**Your instructions:** Your task is to give the listing below back word for word, pictures excluded.

-------- Source material

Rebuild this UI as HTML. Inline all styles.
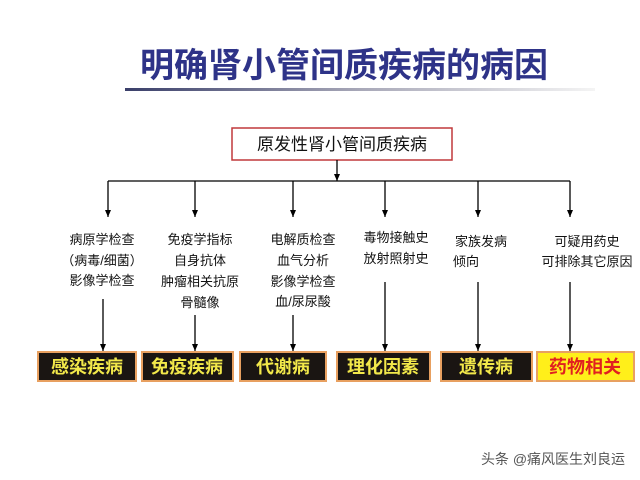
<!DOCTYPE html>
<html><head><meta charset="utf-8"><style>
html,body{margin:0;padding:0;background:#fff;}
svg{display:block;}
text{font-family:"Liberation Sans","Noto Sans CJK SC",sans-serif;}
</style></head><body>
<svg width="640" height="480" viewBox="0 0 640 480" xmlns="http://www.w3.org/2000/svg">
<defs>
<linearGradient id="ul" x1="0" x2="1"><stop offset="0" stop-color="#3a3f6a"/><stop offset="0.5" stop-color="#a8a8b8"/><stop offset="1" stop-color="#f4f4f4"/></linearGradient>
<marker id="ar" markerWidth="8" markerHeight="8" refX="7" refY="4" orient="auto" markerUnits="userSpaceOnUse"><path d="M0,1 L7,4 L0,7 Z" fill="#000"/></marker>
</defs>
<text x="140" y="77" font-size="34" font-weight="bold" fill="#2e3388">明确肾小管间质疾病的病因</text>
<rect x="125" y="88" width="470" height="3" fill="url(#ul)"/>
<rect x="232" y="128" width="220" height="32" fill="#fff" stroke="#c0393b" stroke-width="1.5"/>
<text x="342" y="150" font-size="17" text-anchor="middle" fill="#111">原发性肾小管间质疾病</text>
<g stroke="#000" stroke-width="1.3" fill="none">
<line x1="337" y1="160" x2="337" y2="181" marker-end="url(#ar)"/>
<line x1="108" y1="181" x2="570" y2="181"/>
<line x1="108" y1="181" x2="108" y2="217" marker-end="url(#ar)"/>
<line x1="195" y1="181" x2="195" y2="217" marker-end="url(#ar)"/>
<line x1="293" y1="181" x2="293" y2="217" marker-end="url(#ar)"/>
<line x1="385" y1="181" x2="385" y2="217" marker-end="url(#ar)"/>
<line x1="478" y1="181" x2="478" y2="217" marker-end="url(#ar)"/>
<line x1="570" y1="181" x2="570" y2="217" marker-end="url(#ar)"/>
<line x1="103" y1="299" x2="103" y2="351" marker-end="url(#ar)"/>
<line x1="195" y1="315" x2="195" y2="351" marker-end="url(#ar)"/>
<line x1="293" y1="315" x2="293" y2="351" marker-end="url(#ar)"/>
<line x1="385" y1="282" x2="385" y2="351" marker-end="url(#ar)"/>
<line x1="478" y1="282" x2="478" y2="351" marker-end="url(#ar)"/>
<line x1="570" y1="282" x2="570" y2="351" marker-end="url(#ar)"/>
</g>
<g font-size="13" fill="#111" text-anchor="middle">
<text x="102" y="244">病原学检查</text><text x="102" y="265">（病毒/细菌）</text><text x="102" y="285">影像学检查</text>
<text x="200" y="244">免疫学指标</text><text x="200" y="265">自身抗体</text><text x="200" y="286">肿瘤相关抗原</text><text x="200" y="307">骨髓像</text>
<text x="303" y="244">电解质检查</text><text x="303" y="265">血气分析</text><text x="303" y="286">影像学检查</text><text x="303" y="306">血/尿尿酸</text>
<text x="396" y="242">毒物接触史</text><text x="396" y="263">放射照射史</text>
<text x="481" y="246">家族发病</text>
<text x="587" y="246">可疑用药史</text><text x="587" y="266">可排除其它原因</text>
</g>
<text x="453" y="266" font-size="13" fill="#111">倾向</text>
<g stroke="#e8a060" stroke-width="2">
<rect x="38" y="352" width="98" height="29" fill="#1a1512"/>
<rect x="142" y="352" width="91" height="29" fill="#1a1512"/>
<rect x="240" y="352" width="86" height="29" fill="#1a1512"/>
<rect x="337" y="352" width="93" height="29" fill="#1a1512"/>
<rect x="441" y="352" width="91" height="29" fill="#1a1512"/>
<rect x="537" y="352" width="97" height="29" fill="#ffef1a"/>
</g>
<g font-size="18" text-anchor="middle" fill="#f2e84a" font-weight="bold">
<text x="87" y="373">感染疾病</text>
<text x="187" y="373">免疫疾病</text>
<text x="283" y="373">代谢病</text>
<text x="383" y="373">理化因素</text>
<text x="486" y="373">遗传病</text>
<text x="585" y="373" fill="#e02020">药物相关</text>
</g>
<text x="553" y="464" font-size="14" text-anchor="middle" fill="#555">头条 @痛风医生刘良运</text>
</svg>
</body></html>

----------------

**Result of the exercise:**
Rebuild this UI as HTML. Inline all styles.
<!DOCTYPE html>
<html><head><meta charset="utf-8"><style>
html,body{margin:0;padding:0;background:#fff;}
svg{display:block;}
text{font-family:"Liberation Sans","Noto Sans CJK SC",sans-serif;}
</style></head><body>
<svg width="640" height="480" viewBox="0 0 640 480" xmlns="http://www.w3.org/2000/svg">
<defs>
<linearGradient id="ul" x1="0" x2="1"><stop offset="0" stop-color="#3a3f6a"/><stop offset="0.5" stop-color="#a8a8b8"/><stop offset="1" stop-color="#f4f4f4"/></linearGradient>
<marker id="ar" markerWidth="8" markerHeight="8" refX="7" refY="4" orient="auto" markerUnits="userSpaceOnUse"><path d="M0,1 L7,4 L0,7 Z" fill="#000"/></marker>
</defs>
<text x="140" y="77" font-size="34" font-weight="bold" fill="#2e3388">明确肾小管间质疾病的病因</text>
<rect x="125" y="88" width="470" height="3" fill="url(#ul)"/>
<rect x="232" y="128" width="220" height="32" fill="#fff" stroke="#c0393b" stroke-width="1.5"/>
<text x="342" y="150" font-size="17" text-anchor="middle" fill="#111">原发性肾小管间质疾病</text>
<g stroke="#000" stroke-width="1.3" fill="none">
<line x1="337" y1="160" x2="337" y2="181" marker-end="url(#ar)"/>
<line x1="108" y1="181" x2="570" y2="181"/>
<line x1="108" y1="181" x2="108" y2="217" marker-end="url(#ar)"/>
<line x1="195" y1="181" x2="195" y2="217" marker-end="url(#ar)"/>
<line x1="293" y1="181" x2="293" y2="217" marker-end="url(#ar)"/>
<line x1="385" y1="181" x2="385" y2="217" marker-end="url(#ar)"/>
<line x1="478" y1="181" x2="478" y2="217" marker-end="url(#ar)"/>
<line x1="570" y1="181" x2="570" y2="217" marker-end="url(#ar)"/>
<line x1="103" y1="299" x2="103" y2="351" marker-end="url(#ar)"/>
<line x1="195" y1="315" x2="195" y2="351" marker-end="url(#ar)"/>
<line x1="293" y1="315" x2="293" y2="351" marker-end="url(#ar)"/>
<line x1="385" y1="282" x2="385" y2="351" marker-end="url(#ar)"/>
<line x1="478" y1="282" x2="478" y2="351" marker-end="url(#ar)"/>
<line x1="570" y1="282" x2="570" y2="351" marker-end="url(#ar)"/>
</g>
<g font-size="13" fill="#111" text-anchor="middle">
<text x="102" y="244">病原学检查</text><text x="102" y="265">（病毒/细菌）</text><text x="102" y="285">影像学检查</text>
<text x="200" y="244">免疫学指标</text><text x="200" y="265">自身抗体</text><text x="200" y="286">肿瘤相关抗原</text><text x="200" y="307">骨髓像</text>
<text x="303" y="244">电解质检查</text><text x="303" y="265">血气分析</text><text x="303" y="286">影像学检查</text><text x="303" y="306">血/尿尿酸</text>
<text x="396" y="242">毒物接触史</text><text x="396" y="263">放射照射史</text>
<text x="481" y="246">家族发病</text>
<text x="587" y="246">可疑用药史</text><text x="587" y="266">可排除其它原因</text>
</g>
<text x="453" y="266" font-size="13" fill="#111">倾向</text>
<g stroke="#e8a060" stroke-width="2">
<rect x="38" y="352" width="98" height="29" fill="#1a1512"/>
<rect x="142" y="352" width="91" height="29" fill="#1a1512"/>
<rect x="240" y="352" width="86" height="29" fill="#1a1512"/>
<rect x="337" y="352" width="93" height="29" fill="#1a1512"/>
<rect x="441" y="352" width="91" height="29" fill="#1a1512"/>
<rect x="537" y="352" width="97" height="29" fill="#ffef1a"/>
</g>
<g font-size="18" text-anchor="middle" fill="#f2e84a" font-weight="bold">
<text x="87" y="373">感染疾病</text>
<text x="187" y="373">免疫疾病</text>
<text x="283" y="373">代谢病</text>
<text x="383" y="373">理化因素</text>
<text x="486" y="373">遗传病</text>
<text x="585" y="373" fill="#e02020">药物相关</text>
</g>
<text x="553" y="464" font-size="14" text-anchor="middle" fill="#555">头条 @痛风医生刘良运</text>
</svg>
</body></html>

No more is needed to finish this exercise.